FYI: there are no photos of Honey as the band asked me to take video of their entire set instead. So hopefully you'll see that edited into something cool in the future.
The "Too Much Rock sleights your favorite musicians by barely mentioning them instead of digging deep like they deserve" tour continues. Sorry, but I've got three other trucks full of shows sitting at the Too Much Rock dock that I need to unload.
Yeah Right opened the night just shy of 8:30 – even hardcore shows run on punk time. Five guys in the standard formation – two guitars, bass, drums, and a singer to pace the area in front of the stage, dance a little, and shout a lot. The guitars were crunchy. The rhythm section, tight. Songs were fast with few breakdowns. The quintet played nine songs in a twenty-minute set that included a cover that I didn't recognize but the audience definitely did. There were dancers engaged in appropriate levels of misbehavior.

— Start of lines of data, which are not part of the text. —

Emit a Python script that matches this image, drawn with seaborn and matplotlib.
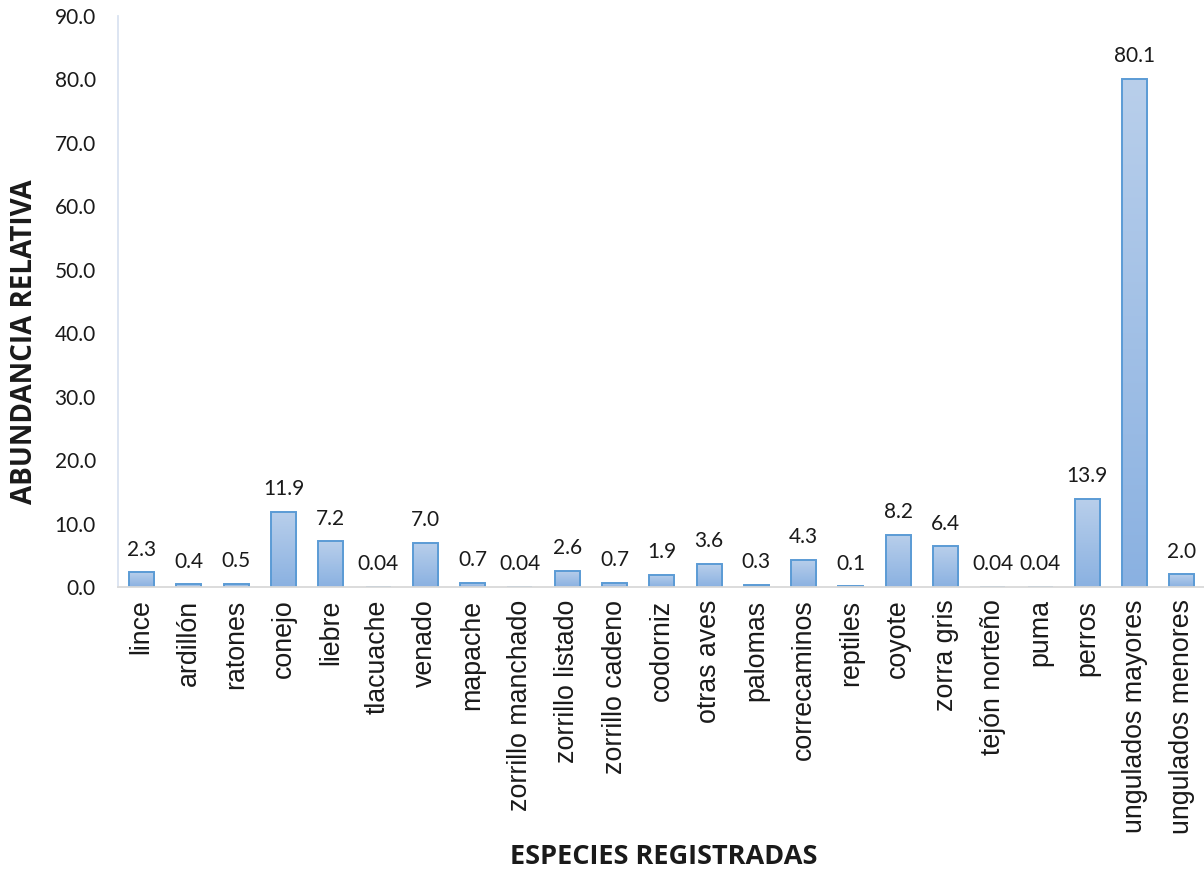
import numpy as np
import matplotlib
matplotlib.use("Agg")
import matplotlib.pyplot as plt
from matplotlib.colors import LinearSegmentedColormap
import seaborn as sns

# Relative abundance of recorded species
species = [
    "lince", "ardillón", "ratones", "conejo", "liebre", "tlacuache", "venado",
    "mapache", "zorrillo manchado", "zorrillo listado", "zorrillo cadeno",
    "codorniz", "otras aves", "palomas", "correcaminos", "reptiles", "coyote",
    "zorra gris", "tejón norteño", "puma", "perros", "ungulados mayores",
    "ungulados menores",
]
abundance = [
    2.3, 0.4, 0.5, 11.9, 7.2, 0.04, 7.0, 0.7, 0.04, 2.6, 0.7, 1.9, 3.6, 0.3,
    4.3, 0.1, 8.2, 6.4, 0.04, 0.04, 13.9, 80.1, 2.0,
]
y_ticks = [0, 10, 20, 30, 40, 50, 60, 70, 80, 90]

sns.set_theme(style="white")
plt.rcParams["font.family"] = ["Lato", "DejaVu Sans"]

W, H = 1204, 869
fig = plt.figure(figsize=(W / 100, H / 100), dpi=100)
ax = fig.add_axes([118 / W, (H - 587) / H, (1205.6 - 118) / W, (587 - 16) / H])

sns.barplot(x=species, y=abundance, color="#9fbfe6", width=0.53,
            edgecolor="#5b9bd5", linewidth=1.4, ax=ax, saturation=1)

# vertical gradient fill inside each bar
grad_cmap = LinearSegmentedColormap.from_list("bar_grad", ["#8ab1e1", "#b9cfeb"])
grad = np.linspace(0, 1, 256).reshape(-1, 1)
for patch in ax.patches:
    x0, y0 = patch.get_x(), patch.get_y()
    w, h = patch.get_width(), patch.get_height()
    im = ax.imshow(grad, cmap=grad_cmap, origin="lower", aspect="auto",
                   extent=[x0, x0 + w, y0, y0 + h], zorder=patch.get_zorder() - 0.1,
                   interpolation="bicubic")
    im.set_clip_path(patch)
    patch.set_facecolor("none")

ax.set_xlim(-0.5, len(species) - 0.5)
ax.set_ylim(0, 90)
ax.set_aspect("auto")

# value labels above bars
for i, v in enumerate(abundance):
    label = f"{v:.1f}" if v >= 0.1 else f"{v:.2f}"
    ax.text(i, v + 2.0, label, ha="center", va="bottom", fontsize=15,
            color="#1a1a1a")

ax.set_yticks(y_ticks)
ax.set_yticklabels([f"{t:.1f}" for t in y_ticks], fontsize=15, color="#1a1a1a")
ax.set_xticks(range(len(species)))
ax.set_xticklabels(species, rotation=90, fontsize=19.3, color="#1a1a1a",
                   family=["Liberation Sans", "DejaVu Sans"])
ax.tick_params(axis="y", length=0, pad=16)
ax.tick_params(axis="x", length=0, pad=9)
ax.set_xlabel("")
ax.set_ylabel("")

for side in ["top", "right"]:
    ax.spines[side].set_visible(False)
ax.spines["left"].set_color("#dae3f1")
ax.spines["left"].set_linewidth(1.3)
ax.spines["bottom"].set_color("#d9d9d9")
ax.spines["bottom"].set_linewidth(1.3)

fig.text(664 / W, 1 - 857 / H, "ESPECIES REGISTRADAS", ha="center", va="center",
         fontsize=19.5, fontweight="bold", family=["Open Sans", "DejaVu Sans"],
         color="#1a1a1a")
fig.text(25 / W, 1 - 341.5 / H, "ABUNDANCIA RELATIVA", ha="center", va="center",
         rotation=90, fontsize=20, fontweight="bold",
         family=["Open Sans", "DejaVu Sans"], color="#1a1a1a")

fig.savefig("out.png", dpi=100)
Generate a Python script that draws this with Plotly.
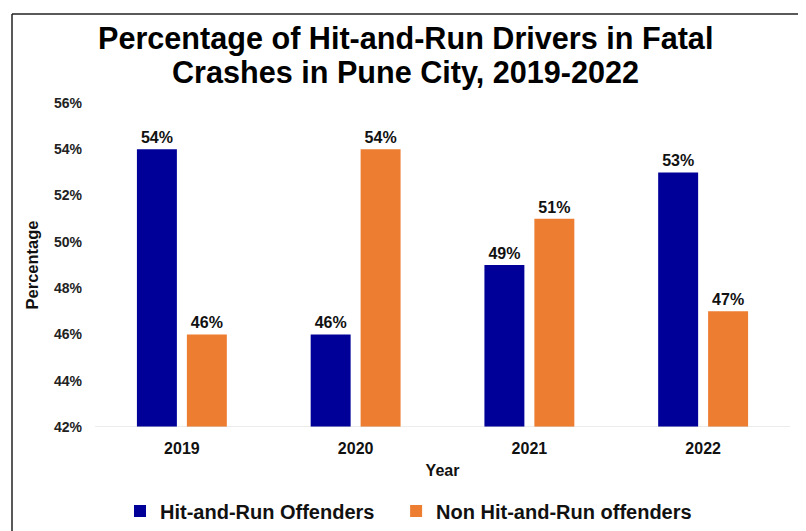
import plotly.graph_objects as go

years = ["2019", "2020", "2021", "2022"]
hit_run = [54, 46, 49, 53]
non_hit_run = [46, 54, 51, 47]
y_ticks = [42, 44, 46, 48, 50, 52, 54, 56]
y_tick_labels = [f"{v}%" for v in y_ticks]
title_lines = ["Percentage of Hit-and-Run Drivers in Fatal", "Crashes in Pune City, 2019-2022"]
series_names = ["Hit-and-Run Offenders", "Non Hit-and-Run offenders"]

FONT = "Liberation Sans, Arial, sans-serif"

# the page body keeps an 8px default margin, so the figure is sized to fit the window
W, H = 798, 523
L, R, T, B = 87, 16, 95, 104
PW, PH = W - L - R, H - T - B


def px_x(x):
    return (x - L) / PW


def px_y(y):
    return 1 + (T - y) / PH


NB = "\u00a0"

fig = go.Figure()
fig.add_trace(go.Bar(
    x=years, y=hit_run, name=f"<b>{series_names[0]}</b>" + NB * 3,
    marker=dict(color="#000099", line=dict(width=0)),
    text=[f"<b>{v}%</b>" for v in hit_run], textposition="outside",
    textfont=dict(family=FONT, size=16, color="#111111"),
    cliponaxis=False, constraintext="none",
))
fig.add_trace(go.Bar(
    x=years, y=non_hit_run, name=f"<b>{series_names[1]}</b>",
    marker=dict(color="#ED7D31", line=dict(width=0)),
    text=[f"<b>{v}%</b>" for v in non_hit_run], textposition="outside",
    textfont=dict(family=FONT, size=16, color="#111111"),
    cliponaxis=False, constraintext="none",
))

annotations = [
    dict(text=f"<b>{line}</b>", xref="paper", yref="paper", x=px_x(397), y=px_y(yy),
         xanchor="center", yanchor="middle", showarrow=False,
         font=dict(family=FONT, size=30.6, color="#000000"))
    for line, yy in zip(title_lines, [30, 64])
]

border = [
    dict(type="line", xref="paper", yref="paper", x0=px_x(4), x1=px_x(4), y0=px_y(6), y1=px_y(H + 5)),
    dict(type="line", xref="paper", yref="paper", x0=px_x(792), x1=px_x(792), y0=px_y(6), y1=px_y(H + 5)),
    dict(type="line", xref="paper", yref="paper", x0=px_x(4), x1=px_x(792), y0=px_y(6), y1=px_y(6)),
]
for s in border:
    s["line"] = dict(color="#222222", width=1.5)
    s["layer"] = "above"

fig.update_layout(
    width=W, height=H,
    margin=dict(l=L, r=R, t=T, b=B, autoexpand=False),
    paper_bgcolor="white", plot_bgcolor="white",
    font=dict(family=FONT, color="#111111"),
    barmode="group", bargap=0.425, bargroupgap=0.2,
    showlegend=True,
    legend=dict(
        orientation="h", xref="container", yref="container",
        x=112 / W, xanchor="left", y=1 - 503 / H, yanchor="middle",
        font=dict(family=FONT, size=20, color="#111111"),
        traceorder="normal", itemwidth=30,
    ),
    xaxis=dict(
        title=dict(text="<b>Year</b>", font=dict(family=FONT, size=16, color="#111111"), standoff=8),
        tickfont=dict(family=FONT, size=16, color="#111111"),
        ticktext=[f"<b>{y}</b>" for y in years], tickvals=years,
        showline=False, showgrid=False, ticks="", ticklabelstandoff=10,
        automargin=False,
    ),
    yaxis=dict(
        range=[42, 56], tickvals=y_ticks, ticktext=[f"<b>{t}</b>" for t in y_tick_labels],
        tickfont=dict(family=FONT, size=14, color="#222222"),
        title=dict(text="<b>Percentage</b>", font=dict(family=FONT, size=16.5, color="#111111"), standoff=11),
        showgrid=False, zeroline=False, showline=False, ticks="", ticklabelstandoff=12,
        automargin=False,
    ),
    annotations=annotations,
    shapes=[
        dict(type="line", xref="paper", yref="y", x0=0, x1=1, y0=42, y1=42,
             line=dict(color="#D9D9D9", width=1)),
    ] + border,
)

fig.write_html("out.html")
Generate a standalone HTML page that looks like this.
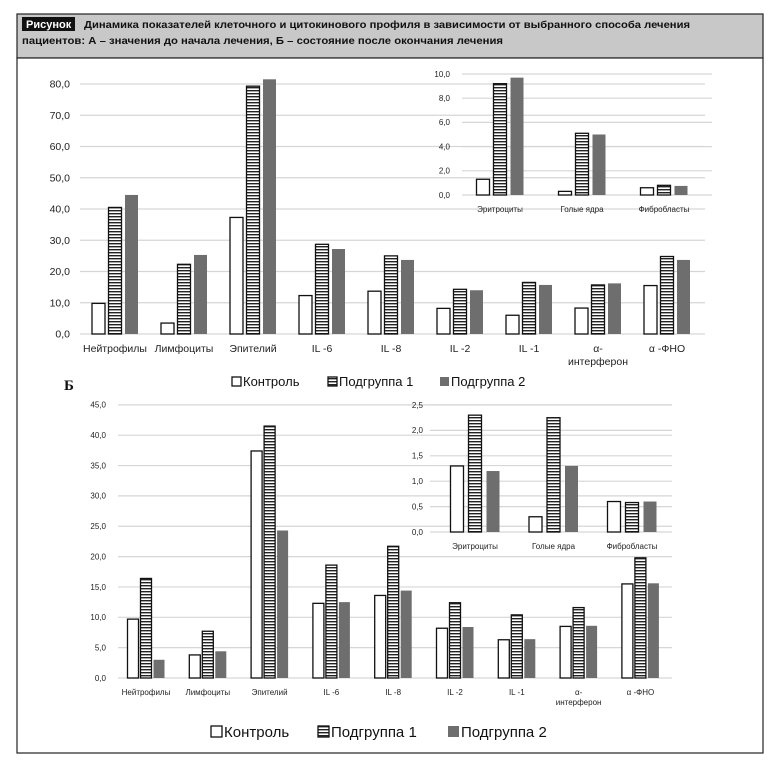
<!DOCTYPE html>
<html><head><meta charset="utf-8"><style>
body{margin:0;background:#fff;width:777px;height:764px;overflow:hidden;font-family:"Liberation Sans","DejaVu Sans",sans-serif}
</style></head><body>
<svg id="s" width="777" height="764" xmlns="http://www.w3.org/2000/svg" font-family="Liberation Sans, DejaVu Sans, sans-serif">
<defs>
<pattern id="h" width="4" height="3" patternUnits="userSpaceOnUse"><rect width="4" height="3" fill="#fff"/><rect width="4" height="1.4" fill="#222"/></pattern>
</defs>
<rect x="17" y="14" width="746" height="44" fill="#c8c8c8" stroke="#222" stroke-width="1.2"/>
<rect x="17" y="58" width="746" height="695" fill="#fff" stroke="#222" stroke-width="1.2"/>
<rect x="22" y="17" width="53" height="14" fill="#111"/>
<text x="26" y="28" font-size="11" font-weight="bold" fill="#fff">Рисунок</text>
<text x="84" y="28" font-size="10.5" font-weight="bold" fill="#111" textLength="606" lengthAdjust="spacingAndGlyphs">Динамика показателей клеточного и цитокинового профиля в зависимости от выбранного способа лечения</text>
<text x="22" y="44" font-size="10.5" font-weight="bold" fill="#111" textLength="481" lengthAdjust="spacingAndGlyphs">пациентов: А – значения до начала лечения, Б – состояние после окончания лечения</text>
<g id="g"></g>
</svg>
<script>
var g=document.getElementById('g'),o='';
function chart(c){
 for(var i=0;i<=c.n;i++){var v=i*c.step,y=c.y0-v*c.k;
  o+='<line x1="'+c.gx1+'" x2="'+c.gx2+'" y1="'+y+'" y2="'+y+'" stroke="#d6d6d6" stroke-width="1.2"/>';
  o+='<text x="'+c.lx+'" y="'+(y+c.fs*0.35)+'" font-size="'+c.fs+'" text-anchor="end" fill="#222">'+v.toFixed(1).replace('.',',')+'</text>';}
 c.d.forEach(function(d,j){var cx=c.c0+j*c.sp;
  d.v.forEach(function(v,b){var x=cx+(b-1)*c.bs-c.bw/2,h=v*c.k,y=c.y0-h;
   var f=b==0?'#fff':b==1?'url(#h)':'#6e6e6e',s=b==2?'none':'#111';
   o+='<rect x="'+x+'" y="'+y+'" width="'+c.bw+'" height="'+h+'" fill="'+f+'" stroke="'+s+'" stroke-width="1.3"/>';});
  d.l.forEach(function(t,k){o+='<text x="'+cx+'" y="'+(c.ly+k*c.fs*1.25)+'" font-size="'+c.fs+'" text-anchor="middle" fill="#222">'+t+'</text>';});
 });
}
var L=[['Нейтрофилы'],['Лимфоциты'],['Эпителий'],['IL -6'],['IL -8'],['IL -2'],['IL -1'],['α-','интерферон'],['α -ФНО']];
var A=[[9.8,40.5,44.5],[3.5,22.3,25.3],[37.3,79.3,81.5],[12.3,28.7,27.2],[13.7,25,23.7],[8.2,14.3,14.0],[6,16.5,15.7],[8.3,15.7,16.2],[15.5,24.8,23.7]];
chart({n:8,step:10,y0:334,k:3.125,gx1:80,gx2:705,lx:70,fs:10.5,c0:115,sp:69,bs:16.5,bw:13,ly:352,d:A.map(function(v,i){return{v:v,l:L[i]}})});
chart({n:5,step:2,y0:195,k:12.1,gx1:462,gx2:712,lx:450,fs:8,c0:500,sp:82,bs:17,bw:13,ly:212,d:[{v:[1.3,9.2,9.7],l:['Эритроциты']},{v:[0.3,5.1,5.0],l:['Голые ядра']},{v:[0.6,0.8,0.75],l:['Фибробласты']}]});
var B=[[9.7,16.4,3.0],[3.8,7.7,4.4],[37.4,41.5,24.3],[12.3,18.6,12.5],[13.6,21.7,14.4],[8.2,12.4,8.4],[6.3,10.4,6.4],[8.5,11.6,8.6],[15.5,19.8,15.6]];
chart({n:9,step:5,y0:678,k:6.07,gx1:118,gx2:672,lx:106,fs:8,c0:146,sp:61.8,bs:13,bw:11,ly:695,d:B.map(function(v,i){return{v:v,l:L[i]}})});
chart({n:5,step:0.5,y0:532,k:50.8,gx1:430,gx2:672,lx:423,fs:8,c0:475,sp:78.5,bs:18,bw:13,ly:549,d:[{v:[1.3,2.3,1.2],l:['Эритроциты']},{v:[0.3,2.25,1.3],l:['Голые ядра']},{v:[0.6,0.58,0.6],l:['Фибробласты']}]});
function leg(x,y,fs,sq,gaps){var t=['Контроль','Подгруппа 1','Подгруппа 2'],f=['#fff','url(#h)','#6e6e6e'];
 t.forEach(function(s,i){var xx=x+gaps[i];o+='<rect x="'+xx+'" y="'+(y-sq)+'" width="'+sq+'" height="'+sq+'" fill="'+f[i]+'" stroke="'+(i==2?'none':'#111')+'" stroke-width="1.3"/>';
 o+='<text x="'+(xx+sq+2)+'" y="'+y+'" font-size="'+fs+'" fill="#111">'+s+'</text>';});}
leg(232,386,13,9,[0,96,208]);
leg(211,737,15,11,[0,107,237]);
o+='<text x="64" y="390" font-size="15" font-weight="bold" font-family="Liberation Serif, serif" fill="#111">Б</text>';
g.innerHTML=o;
</script>
</body></html>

And that's really the draw. If you like hardcore then you'll come to the hardcore show where the hardcore band will play, and everything will be copacetic for a few hours.
Honey followed. Another local five-piece arranged the same way. Vocalist Jordan Kane is a powerful frontman. He's wiry and intense and when he told the audience to move, it did. More bodies spinning and flipping and kicking. All still appropriately violent. He asked for everything and got it. Only five songs in another twenty-minute set. The band was harder than I remembered. Lots of breakdowns. Lots of double bass-powered mosh parts. Lots of bass intros. Lots of backing vocals shouted from the guitarists on the wings. Lots of everything you like about modern hardcore without any of the deathcore crap that you don't.
Sacramento's Hoods headlined. The band has been around for decades, releasing scores of records on a variety of hardcore's top-echelon labels. Frontman "Mikey Hood" was an enigma. He was a shit-talker (he's still pissed at Tony Victory) who preached scene unity. During the breaks he explained how everything in the world is horrible and then told the crowd to have fun. When he wasn't patrolling the area in front of the stage, swinging his microphone, and shouting his vocals, he was downing cans of Hamm's. Every song was dedicated to punks or skins or hardcore kids or all three. Always NYHC disciples, the group's current party-first atmosphere owes more to Murphy's Law than to the beatdown style of Madball that launched the act. The quartet also showcased a newfound hardcore punk simplicity during a cover of Agnostic Front's "Friend or Foe." After a twenty-five-minute set, Mikey shut it down and invited the audience to stay and party with his band. But I split quickly – like I said, I've got three more truckloads of rock shows waiting to unload.